## Data provided:
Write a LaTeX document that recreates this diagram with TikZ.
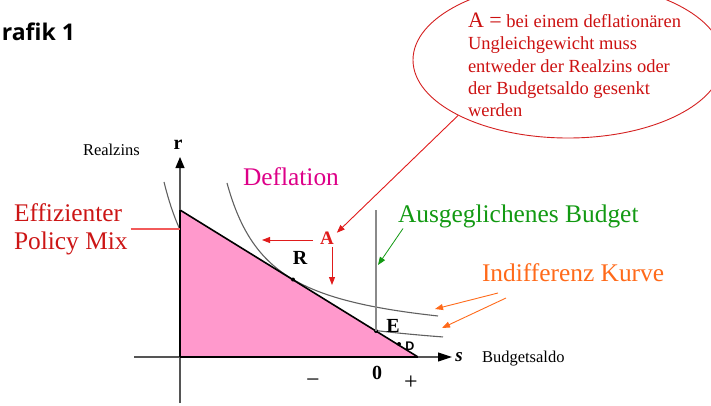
\documentclass[tikz,border=0pt]{standalone}
\usepackage{fontspec}
\setmainfont{Liberation Serif}
\newfontfamily\titlefont{Open Sans}
\newfontfamily\dfont{Liberation Sans}
\usetikzlibrary{arrows.meta,shapes.geometric}
\definecolor{pinkfill}{HTML}{FF99CC}
\definecolor{effred}{HTML}{CC1515}
\definecolor{deflmag}{HTML}{DD0088}
\definecolor{budgreen}{HTML}{129912}
\definecolor{indorange}{HTML}{FF6A1A}
\definecolor{arrred}{HTML}{E01B1B}
\definecolor{calltext}{HTML}{CC1111}
\definecolor{callred}{HTML}{D42020}
\definecolor{effline}{HTML}{F25A5A}
\definecolor{curvecol}{HTML}{606060}
\definecolor{axiscol}{HTML}{555555}
\definecolor{budgray}{HTML}{8A8A8A}
\begin{document}
\begin{tikzpicture}[x=1pt,y=-1pt,
  lbl/.style={inner sep=0pt, outer sep=0pt},
  curvegray/.style={draw=curvecol, line width=1.1pt},
  axisline/.style={draw=axiscol, line width=1.1pt},
  redarr/.style={draw=arrred, line width=0.9pt, -{Triangle[length=8pt,width=6pt]}},
  greenarr/.style={draw=budgreen, line width=0.8pt, -{Triangle[length=8pt,width=6pt]}},
  orangearr/.style={draw=indorange, line width=0.9pt, -{Triangle[length=8pt,width=6pt]}},
  dotnode/.style={circle, fill=black, inner sep=0pt, minimum size=4pt},
  biglbl/.style={lbl, font=\fontsize{25.4}{28}\selectfont},
  smalllbl/.style={lbl, font=\fontsize{16.5}{19}\selectfont},
  ptlbl/.style={lbl, font=\bfseries\fontsize{20}{24}\selectfont},
]
\useasboundingbox (0,0) rectangle (711,405);
\clip (0,0) rectangle (711,405);

% title (its first letter lies beyond the left edge, as in the reference)
\node[lbl, anchor=base east, font=\titlefont\bfseries\fontsize{23}{26}\selectfont] (title) at (75,40) {Grafik 1};

% indifference curves
\draw[curvegray] plot[domain=164:443, samples=150] (\x, {361.4-7896/(\x-120)});
\draw[curvegray] plot[domain=227:438, samples=150] (\x, {343.7-7072/(\x-183)});

% axes
\coordinate (O) at (180,357);
\coordinate (rtop) at (180,157);
\coordinate (rbot) at (180,403);
\coordinate (sleft) at (134,357);
\coordinate (sright) at (452,357);
\coordinate (T) at (180,210);
\coordinate (H) at (418,357);
\draw[axisline] (rbot) -- (O);
\draw[axisline] (sleft) -- (O);

% efficient region
\fill[pinkfill] (T) -- (H) -- (O) -- cycle;
\draw[line width=1.2pt] (O) -- (T);
\draw[line width=1.2pt] (O) -- (H);
\draw[line width=1.6pt] (T) -- (H);
\draw[axisline, -{Triangle[length=11pt,width=9pt,color=black]}] (T) -- (rtop);
\draw[axisline, -{Triangle[length=14pt,width=9pt,color=black]}] (H) -- (sright);

% balanced budget line and points
\coordinate (budtop) at (376,210);
\node[dotnode] (Ept) at (376,331) {};
\draw[draw=budgray, line width=1.5pt] (budtop) -- (Ept.center);
\node[dotnode] (Rpt) at (293,279.5) {};
\node[dotnode] (Dpt) at (399,344) {};

% axis labels
\node[lbl, font=\bfseries\fontsize{20}{22}\selectfont] (rl) at (178,145) {r};
\node[lbl, font=\bfseries\itshape\fontsize{19}{20}\selectfont] (sl) at (459,357) {s};
\node[smalllbl, anchor=base west] (rz) at (83,155.5) {Realzins};
\node[smalllbl, anchor=base west] (bs) at (482,362) {Budgetsaldo};
\node[lbl, font=\bfseries\fontsize{20}{22}\selectfont] (zero) at (377,373) {0};
\node[lbl, font=\fontsize{24}{26}\selectfont] (plus) at (411,383) {+};
\node[lbl, font=\fontsize{24}{26}\selectfont] (minus) at (313,383) {−};
\node[ptlbl] (El) at (393,326) {E};
\node[ptlbl] (Rl) at (300,258) {R};
\node[lbl, font=\dfont\bfseries\fontsize{12.5}{14}\selectfont] (Dl) at (410,346) {D};

% big labels
\node[biglbl, text=effred, anchor=north west, align=left] (eff) at (14,203.5) {Effizienter\\Policy Mix};
\draw[draw=effline, line width=1.4pt] ([xshift=3pt]eff.east) -- (eff.east -| O);
\node[biglbl, text=deflmag, anchor=base west] (defl) at (243,185) {Deflation};
\node[biglbl, text=budgreen, anchor=base west] (bud) at (398,222) {Ausgeglichenes Budget};
\node[biglbl, text=indorange, anchor=base west] (ind) at (482,281) {Indifferenz Kurve};

% green arrow
\coordinate (budpt) at (378,265);
\draw[greenarr] ([xshift=5pt,yshift=-1pt]bud.south west) -- (budpt);

% orange arrows
\coordinate (io1) at (498,293);
\coordinate (ie1) at (435,309);
\coordinate (io2) at (506,298);
\coordinate (ie2) at (442,328);
\draw[orangearr] (io1) -- (ie1);
\draw[orangearr] (io2) -- (ie2);

% A and its arrows
\node[lbl, text=arrred, font=\bfseries\fontsize{19}{20}\selectfont] (Al) at (327,238) {A};
\coordinate (a1s) at (313,240);
\coordinate (a1e) at (262,240);
\coordinate (a2s) at (332,247);
\coordinate (a2e) at (332,285);
\draw[redarr] (a1s) -- (a1e);
\draw[redarr] (a2s) -- (a2e);

% callout
\node[draw=callred, line width=0.9pt, ellipse, minimum width=310pt, minimum height=156pt, inner sep=0pt] (callout) at (568,60) {};
\node[lbl, text=calltext, anchor=north west, align=left, font=\fontsize{18.5}{22.3}\selectfont] (calltxt) at (468,13) {{\fontsize{22}{22.3}\selectfont A =} bei einem deflationären\\Ungleichgewicht muss\\entweder der Realzins oder\\der Budgetsaldo gesenkt\\werden};
\draw[redarr] (callout.south west) -- ([xshift=3pt,yshift=-1pt]Al.north east);
\end{tikzpicture}
\end{document}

## What is being asked:
Make an exact copy of the whole listing, but don't bring over any pictures.

## Final result:
Write a LaTeX document that recreates this diagram with TikZ.
\documentclass[tikz,border=0pt]{standalone}
\usepackage{fontspec}
\setmainfont{Liberation Serif}
\newfontfamily\titlefont{Open Sans}
\newfontfamily\dfont{Liberation Sans}
\usetikzlibrary{arrows.meta,shapes.geometric}
\definecolor{pinkfill}{HTML}{FF99CC}
\definecolor{effred}{HTML}{CC1515}
\definecolor{deflmag}{HTML}{DD0088}
\definecolor{budgreen}{HTML}{129912}
\definecolor{indorange}{HTML}{FF6A1A}
\definecolor{arrred}{HTML}{E01B1B}
\definecolor{calltext}{HTML}{CC1111}
\definecolor{callred}{HTML}{D42020}
\definecolor{effline}{HTML}{F25A5A}
\definecolor{curvecol}{HTML}{606060}
\definecolor{axiscol}{HTML}{555555}
\definecolor{budgray}{HTML}{8A8A8A}
\begin{document}
\begin{tikzpicture}[x=1pt,y=-1pt,
  lbl/.style={inner sep=0pt, outer sep=0pt},
  curvegray/.style={draw=curvecol, line width=1.1pt},
  axisline/.style={draw=axiscol, line width=1.1pt},
  redarr/.style={draw=arrred, line width=0.9pt, -{Triangle[length=8pt,width=6pt]}},
  greenarr/.style={draw=budgreen, line width=0.8pt, -{Triangle[length=8pt,width=6pt]}},
  orangearr/.style={draw=indorange, line width=0.9pt, -{Triangle[length=8pt,width=6pt]}},
  dotnode/.style={circle, fill=black, inner sep=0pt, minimum size=4pt},
  biglbl/.style={lbl, font=\fontsize{25.4}{28}\selectfont},
  smalllbl/.style={lbl, font=\fontsize{16.5}{19}\selectfont},
  ptlbl/.style={lbl, font=\bfseries\fontsize{20}{24}\selectfont},
]
\useasboundingbox (0,0) rectangle (711,405);
\clip (0,0) rectangle (711,405);

% title (its first letter lies beyond the left edge, as in the reference)
\node[lbl, anchor=base east, font=\titlefont\bfseries\fontsize{23}{26}\selectfont] (title) at (75,40) {Grafik 1};

% indifference curves
\draw[curvegray] plot[domain=164:443, samples=150] (\x, {361.4-7896/(\x-120)});
\draw[curvegray] plot[domain=227:438, samples=150] (\x, {343.7-7072/(\x-183)});

% axes
\coordinate (O) at (180,357);
\coordinate (rtop) at (180,157);
\coordinate (rbot) at (180,403);
\coordinate (sleft) at (134,357);
\coordinate (sright) at (452,357);
\coordinate (T) at (180,210);
\coordinate (H) at (418,357);
\draw[axisline] (rbot) -- (O);
\draw[axisline] (sleft) -- (O);

% efficient region
\fill[pinkfill] (T) -- (H) -- (O) -- cycle;
\draw[line width=1.2pt] (O) -- (T);
\draw[line width=1.2pt] (O) -- (H);
\draw[line width=1.6pt] (T) -- (H);
\draw[axisline, -{Triangle[length=11pt,width=9pt,color=black]}] (T) -- (rtop);
\draw[axisline, -{Triangle[length=14pt,width=9pt,color=black]}] (H) -- (sright);

% balanced budget line and points
\coordinate (budtop) at (376,210);
\node[dotnode] (Ept) at (376,331) {};
\draw[draw=budgray, line width=1.5pt] (budtop) -- (Ept.center);
\node[dotnode] (Rpt) at (293,279.5) {};
\node[dotnode] (Dpt) at (399,344) {};

% axis labels
\node[lbl, font=\bfseries\fontsize{20}{22}\selectfont] (rl) at (178,145) {r};
\node[lbl, font=\bfseries\itshape\fontsize{19}{20}\selectfont] (sl) at (459,357) {s};
\node[smalllbl, anchor=base west] (rz) at (83,155.5) {Realzins};
\node[smalllbl, anchor=base west] (bs) at (482,362) {Budgetsaldo};
\node[lbl, font=\bfseries\fontsize{20}{22}\selectfont] (zero) at (377,373) {0};
\node[lbl, font=\fontsize{24}{26}\selectfont] (plus) at (411,383) {+};
\node[lbl, font=\fontsize{24}{26}\selectfont] (minus) at (313,383) {−};
\node[ptlbl] (El) at (393,326) {E};
\node[ptlbl] (Rl) at (300,258) {R};
\node[lbl, font=\dfont\bfseries\fontsize{12.5}{14}\selectfont] (Dl) at (410,346) {D};

% big labels
\node[biglbl, text=effred, anchor=north west, align=left] (eff) at (14,203.5) {Effizienter\\Policy Mix};
\draw[draw=effline, line width=1.4pt] ([xshift=3pt]eff.east) -- (eff.east -| O);
\node[biglbl, text=deflmag, anchor=base west] (defl) at (243,185) {Deflation};
\node[biglbl, text=budgreen, anchor=base west] (bud) at (398,222) {Ausgeglichenes Budget};
\node[biglbl, text=indorange, anchor=base west] (ind) at (482,281) {Indifferenz Kurve};

% green arrow
\coordinate (budpt) at (378,265);
\draw[greenarr] ([xshift=5pt,yshift=-1pt]bud.south west) -- (budpt);

% orange arrows
\coordinate (io1) at (498,293);
\coordinate (ie1) at (435,309);
\coordinate (io2) at (506,298);
\coordinate (ie2) at (442,328);
\draw[orangearr] (io1) -- (ie1);
\draw[orangearr] (io2) -- (ie2);

% A and its arrows
\node[lbl, text=arrred, font=\bfseries\fontsize{19}{20}\selectfont] (Al) at (327,238) {A};
\coordinate (a1s) at (313,240);
\coordinate (a1e) at (262,240);
\coordinate (a2s) at (332,247);
\coordinate (a2e) at (332,285);
\draw[redarr] (a1s) -- (a1e);
\draw[redarr] (a2s) -- (a2e);

% callout
\node[draw=callred, line width=0.9pt, ellipse, minimum width=310pt, minimum height=156pt, inner sep=0pt] (callout) at (568,60) {};
\node[lbl, text=calltext, anchor=north west, align=left, font=\fontsize{18.5}{22.3}\selectfont] (calltxt) at (468,13) {{\fontsize{22}{22.3}\selectfont A =} bei einem deflationären\\Ungleichgewicht muss\\entweder der Realzins oder\\der Budgetsaldo gesenkt\\werden};
\draw[redarr] (callout.south west) -- ([xshift=3pt,yshift=-1pt]Al.north east);
\end{tikzpicture}
\end{document}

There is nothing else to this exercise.